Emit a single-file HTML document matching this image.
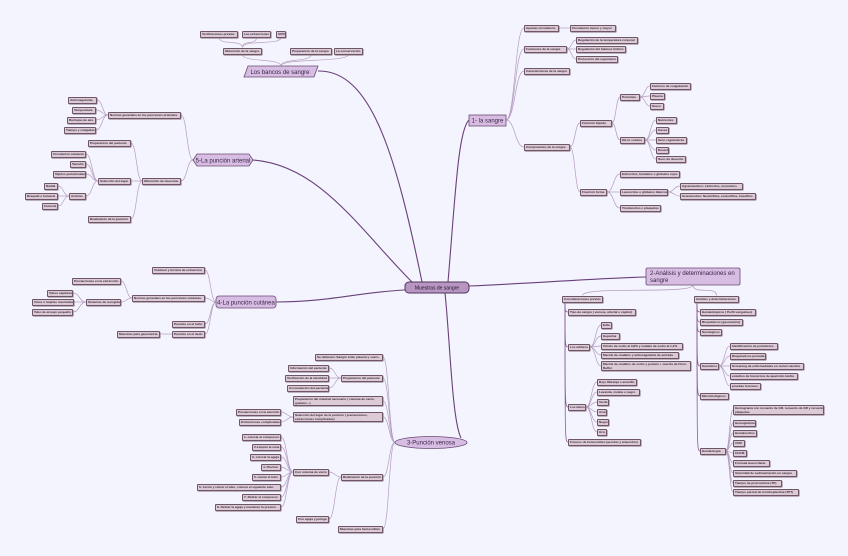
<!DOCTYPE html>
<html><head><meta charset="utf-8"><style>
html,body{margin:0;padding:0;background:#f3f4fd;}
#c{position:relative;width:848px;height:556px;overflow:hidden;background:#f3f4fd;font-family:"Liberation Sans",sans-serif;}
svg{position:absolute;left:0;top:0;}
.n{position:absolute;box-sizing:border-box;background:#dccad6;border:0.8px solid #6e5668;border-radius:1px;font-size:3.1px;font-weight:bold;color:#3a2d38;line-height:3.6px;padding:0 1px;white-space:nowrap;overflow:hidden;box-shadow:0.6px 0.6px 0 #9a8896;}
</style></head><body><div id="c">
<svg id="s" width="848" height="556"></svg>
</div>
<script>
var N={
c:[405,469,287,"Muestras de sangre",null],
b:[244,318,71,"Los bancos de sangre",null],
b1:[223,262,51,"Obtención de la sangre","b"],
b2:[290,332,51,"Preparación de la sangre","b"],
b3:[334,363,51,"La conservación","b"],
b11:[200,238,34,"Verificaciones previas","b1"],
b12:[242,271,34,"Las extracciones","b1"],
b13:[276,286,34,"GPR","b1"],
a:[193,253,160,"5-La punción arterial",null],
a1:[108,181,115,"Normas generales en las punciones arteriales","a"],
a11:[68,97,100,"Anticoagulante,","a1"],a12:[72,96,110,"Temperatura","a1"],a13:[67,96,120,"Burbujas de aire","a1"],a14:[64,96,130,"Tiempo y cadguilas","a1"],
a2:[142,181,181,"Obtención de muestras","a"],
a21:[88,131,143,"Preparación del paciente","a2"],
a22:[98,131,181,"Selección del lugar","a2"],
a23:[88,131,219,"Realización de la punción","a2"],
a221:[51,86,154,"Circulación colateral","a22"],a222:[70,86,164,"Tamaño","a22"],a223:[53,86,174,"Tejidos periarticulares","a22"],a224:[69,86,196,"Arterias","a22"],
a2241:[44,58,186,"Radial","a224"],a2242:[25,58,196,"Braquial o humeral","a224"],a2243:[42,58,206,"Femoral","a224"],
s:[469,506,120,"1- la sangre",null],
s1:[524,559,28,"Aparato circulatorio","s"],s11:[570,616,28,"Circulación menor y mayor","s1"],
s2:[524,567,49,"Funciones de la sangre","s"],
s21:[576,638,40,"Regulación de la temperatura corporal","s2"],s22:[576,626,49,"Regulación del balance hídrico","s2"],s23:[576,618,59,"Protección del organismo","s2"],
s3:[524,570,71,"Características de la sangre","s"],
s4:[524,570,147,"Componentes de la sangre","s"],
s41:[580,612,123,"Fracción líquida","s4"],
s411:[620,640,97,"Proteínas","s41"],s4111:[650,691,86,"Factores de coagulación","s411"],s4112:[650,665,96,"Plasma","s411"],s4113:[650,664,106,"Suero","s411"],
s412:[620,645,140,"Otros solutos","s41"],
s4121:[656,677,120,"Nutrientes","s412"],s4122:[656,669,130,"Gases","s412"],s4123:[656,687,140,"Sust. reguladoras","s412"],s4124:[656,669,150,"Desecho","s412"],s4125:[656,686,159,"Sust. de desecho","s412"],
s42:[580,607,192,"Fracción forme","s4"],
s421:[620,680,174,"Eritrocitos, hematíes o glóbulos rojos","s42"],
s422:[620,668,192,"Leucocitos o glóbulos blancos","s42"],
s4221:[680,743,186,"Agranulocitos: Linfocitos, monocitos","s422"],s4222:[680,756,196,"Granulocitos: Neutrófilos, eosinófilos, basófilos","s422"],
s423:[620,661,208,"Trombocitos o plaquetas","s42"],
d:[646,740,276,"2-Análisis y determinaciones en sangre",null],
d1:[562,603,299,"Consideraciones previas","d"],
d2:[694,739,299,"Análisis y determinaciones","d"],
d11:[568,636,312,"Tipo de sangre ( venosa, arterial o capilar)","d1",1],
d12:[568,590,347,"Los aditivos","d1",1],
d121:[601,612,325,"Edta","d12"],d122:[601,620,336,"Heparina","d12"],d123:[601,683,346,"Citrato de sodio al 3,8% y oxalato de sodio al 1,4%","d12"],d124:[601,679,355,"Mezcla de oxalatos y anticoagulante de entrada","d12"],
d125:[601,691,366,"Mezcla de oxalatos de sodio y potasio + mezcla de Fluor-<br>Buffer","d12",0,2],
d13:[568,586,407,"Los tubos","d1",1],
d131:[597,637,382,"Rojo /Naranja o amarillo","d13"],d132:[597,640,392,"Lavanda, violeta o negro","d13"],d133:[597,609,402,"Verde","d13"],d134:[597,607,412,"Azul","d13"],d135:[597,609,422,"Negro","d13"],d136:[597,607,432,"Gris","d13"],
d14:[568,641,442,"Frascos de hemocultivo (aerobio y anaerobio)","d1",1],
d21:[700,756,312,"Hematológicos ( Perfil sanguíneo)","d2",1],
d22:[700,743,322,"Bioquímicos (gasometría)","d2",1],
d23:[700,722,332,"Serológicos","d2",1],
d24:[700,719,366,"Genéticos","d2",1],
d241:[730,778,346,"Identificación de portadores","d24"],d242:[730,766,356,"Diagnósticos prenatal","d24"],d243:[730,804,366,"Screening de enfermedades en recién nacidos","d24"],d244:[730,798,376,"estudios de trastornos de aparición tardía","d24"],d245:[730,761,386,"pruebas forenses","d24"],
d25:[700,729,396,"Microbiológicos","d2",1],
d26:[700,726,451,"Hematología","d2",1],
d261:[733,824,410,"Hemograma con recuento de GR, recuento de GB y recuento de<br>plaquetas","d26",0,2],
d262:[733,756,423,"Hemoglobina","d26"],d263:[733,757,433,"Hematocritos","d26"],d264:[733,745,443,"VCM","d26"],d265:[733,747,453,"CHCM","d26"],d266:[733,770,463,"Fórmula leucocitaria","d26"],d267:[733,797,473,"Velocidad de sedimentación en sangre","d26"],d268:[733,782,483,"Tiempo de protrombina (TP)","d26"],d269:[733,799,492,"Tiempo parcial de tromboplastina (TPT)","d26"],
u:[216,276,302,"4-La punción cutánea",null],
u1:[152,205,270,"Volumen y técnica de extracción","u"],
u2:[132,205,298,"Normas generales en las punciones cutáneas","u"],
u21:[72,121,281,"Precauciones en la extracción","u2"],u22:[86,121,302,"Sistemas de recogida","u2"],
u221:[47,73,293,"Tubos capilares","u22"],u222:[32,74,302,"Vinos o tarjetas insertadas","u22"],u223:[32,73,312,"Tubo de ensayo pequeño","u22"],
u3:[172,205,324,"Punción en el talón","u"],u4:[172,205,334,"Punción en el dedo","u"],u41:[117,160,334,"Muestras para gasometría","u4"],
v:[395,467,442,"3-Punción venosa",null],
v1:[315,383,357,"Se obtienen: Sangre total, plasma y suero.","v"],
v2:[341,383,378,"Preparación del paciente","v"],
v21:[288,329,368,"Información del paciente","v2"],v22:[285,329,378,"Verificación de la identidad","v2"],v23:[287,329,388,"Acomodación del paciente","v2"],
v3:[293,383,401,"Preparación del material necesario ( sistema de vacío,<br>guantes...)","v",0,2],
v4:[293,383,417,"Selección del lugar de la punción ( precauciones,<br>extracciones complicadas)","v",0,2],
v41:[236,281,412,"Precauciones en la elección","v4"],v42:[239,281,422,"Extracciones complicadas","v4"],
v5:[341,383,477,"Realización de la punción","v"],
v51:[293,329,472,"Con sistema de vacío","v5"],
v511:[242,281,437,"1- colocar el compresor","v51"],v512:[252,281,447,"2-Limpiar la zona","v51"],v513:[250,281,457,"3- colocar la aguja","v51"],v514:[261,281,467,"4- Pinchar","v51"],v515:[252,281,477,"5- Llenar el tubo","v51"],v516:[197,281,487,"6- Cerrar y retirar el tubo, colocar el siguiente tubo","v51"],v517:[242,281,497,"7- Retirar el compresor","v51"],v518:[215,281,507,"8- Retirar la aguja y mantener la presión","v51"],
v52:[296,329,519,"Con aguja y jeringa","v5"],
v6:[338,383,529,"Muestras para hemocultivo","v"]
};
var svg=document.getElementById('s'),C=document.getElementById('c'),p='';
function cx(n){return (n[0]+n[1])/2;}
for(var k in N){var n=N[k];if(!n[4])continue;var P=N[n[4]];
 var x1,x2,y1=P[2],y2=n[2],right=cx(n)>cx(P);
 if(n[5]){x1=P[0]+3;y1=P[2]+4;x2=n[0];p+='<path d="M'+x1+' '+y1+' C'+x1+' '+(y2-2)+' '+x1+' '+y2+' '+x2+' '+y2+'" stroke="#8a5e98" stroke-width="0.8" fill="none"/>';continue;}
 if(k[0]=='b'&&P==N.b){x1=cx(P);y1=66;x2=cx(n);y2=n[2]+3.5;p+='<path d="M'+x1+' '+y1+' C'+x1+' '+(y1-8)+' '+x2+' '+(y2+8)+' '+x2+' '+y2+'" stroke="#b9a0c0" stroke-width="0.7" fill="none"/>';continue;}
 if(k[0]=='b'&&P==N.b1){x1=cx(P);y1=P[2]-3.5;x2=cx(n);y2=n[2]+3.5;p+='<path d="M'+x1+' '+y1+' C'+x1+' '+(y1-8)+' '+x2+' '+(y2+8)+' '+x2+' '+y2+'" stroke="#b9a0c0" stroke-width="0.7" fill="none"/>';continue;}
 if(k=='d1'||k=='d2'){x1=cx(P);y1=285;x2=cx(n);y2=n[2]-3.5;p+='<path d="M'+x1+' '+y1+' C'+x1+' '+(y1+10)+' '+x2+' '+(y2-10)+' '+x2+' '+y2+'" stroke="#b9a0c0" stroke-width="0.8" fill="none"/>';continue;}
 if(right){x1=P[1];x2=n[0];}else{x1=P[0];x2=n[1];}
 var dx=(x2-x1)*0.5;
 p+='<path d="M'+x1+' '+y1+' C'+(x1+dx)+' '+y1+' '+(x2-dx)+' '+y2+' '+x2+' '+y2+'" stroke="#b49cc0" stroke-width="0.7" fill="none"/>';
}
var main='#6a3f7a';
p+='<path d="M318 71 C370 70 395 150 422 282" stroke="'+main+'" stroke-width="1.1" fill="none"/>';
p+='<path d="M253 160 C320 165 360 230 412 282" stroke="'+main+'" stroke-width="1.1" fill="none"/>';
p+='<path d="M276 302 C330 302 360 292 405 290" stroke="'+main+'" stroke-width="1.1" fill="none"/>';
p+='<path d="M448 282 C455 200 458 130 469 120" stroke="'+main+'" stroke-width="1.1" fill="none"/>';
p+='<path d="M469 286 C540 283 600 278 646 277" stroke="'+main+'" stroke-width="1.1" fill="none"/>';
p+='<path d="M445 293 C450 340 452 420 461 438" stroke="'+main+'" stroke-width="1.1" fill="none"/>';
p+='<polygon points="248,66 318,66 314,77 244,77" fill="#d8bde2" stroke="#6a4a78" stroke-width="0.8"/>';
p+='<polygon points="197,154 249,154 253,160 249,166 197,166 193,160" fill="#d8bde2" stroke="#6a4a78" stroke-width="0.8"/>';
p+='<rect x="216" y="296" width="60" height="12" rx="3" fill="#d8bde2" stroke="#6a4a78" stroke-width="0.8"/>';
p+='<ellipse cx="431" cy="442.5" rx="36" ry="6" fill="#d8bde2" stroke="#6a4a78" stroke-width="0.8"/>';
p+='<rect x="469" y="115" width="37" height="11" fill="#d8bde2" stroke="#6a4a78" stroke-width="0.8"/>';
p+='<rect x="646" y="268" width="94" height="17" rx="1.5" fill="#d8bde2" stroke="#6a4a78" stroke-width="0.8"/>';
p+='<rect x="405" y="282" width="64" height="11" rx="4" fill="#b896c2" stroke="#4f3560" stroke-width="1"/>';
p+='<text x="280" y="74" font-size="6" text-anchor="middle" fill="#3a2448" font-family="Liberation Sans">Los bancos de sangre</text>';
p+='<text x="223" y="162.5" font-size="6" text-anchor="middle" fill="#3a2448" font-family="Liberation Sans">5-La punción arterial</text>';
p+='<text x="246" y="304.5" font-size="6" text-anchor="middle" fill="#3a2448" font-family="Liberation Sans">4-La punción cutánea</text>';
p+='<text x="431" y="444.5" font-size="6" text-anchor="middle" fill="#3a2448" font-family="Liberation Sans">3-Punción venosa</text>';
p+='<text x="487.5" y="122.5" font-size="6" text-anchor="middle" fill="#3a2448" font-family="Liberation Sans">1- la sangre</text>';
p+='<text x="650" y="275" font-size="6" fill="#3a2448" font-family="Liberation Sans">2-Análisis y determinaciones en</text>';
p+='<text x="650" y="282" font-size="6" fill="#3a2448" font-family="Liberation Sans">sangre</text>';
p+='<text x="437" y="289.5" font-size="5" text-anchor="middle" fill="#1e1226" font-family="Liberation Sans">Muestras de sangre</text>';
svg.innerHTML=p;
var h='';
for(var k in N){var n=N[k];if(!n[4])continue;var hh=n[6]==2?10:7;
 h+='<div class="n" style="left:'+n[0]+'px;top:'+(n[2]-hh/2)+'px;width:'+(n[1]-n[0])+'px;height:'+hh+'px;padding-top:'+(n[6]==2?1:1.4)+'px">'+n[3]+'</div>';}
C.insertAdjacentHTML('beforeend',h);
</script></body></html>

○ ○ ○

Count each line where the string "document" occurs, and write only the number.

2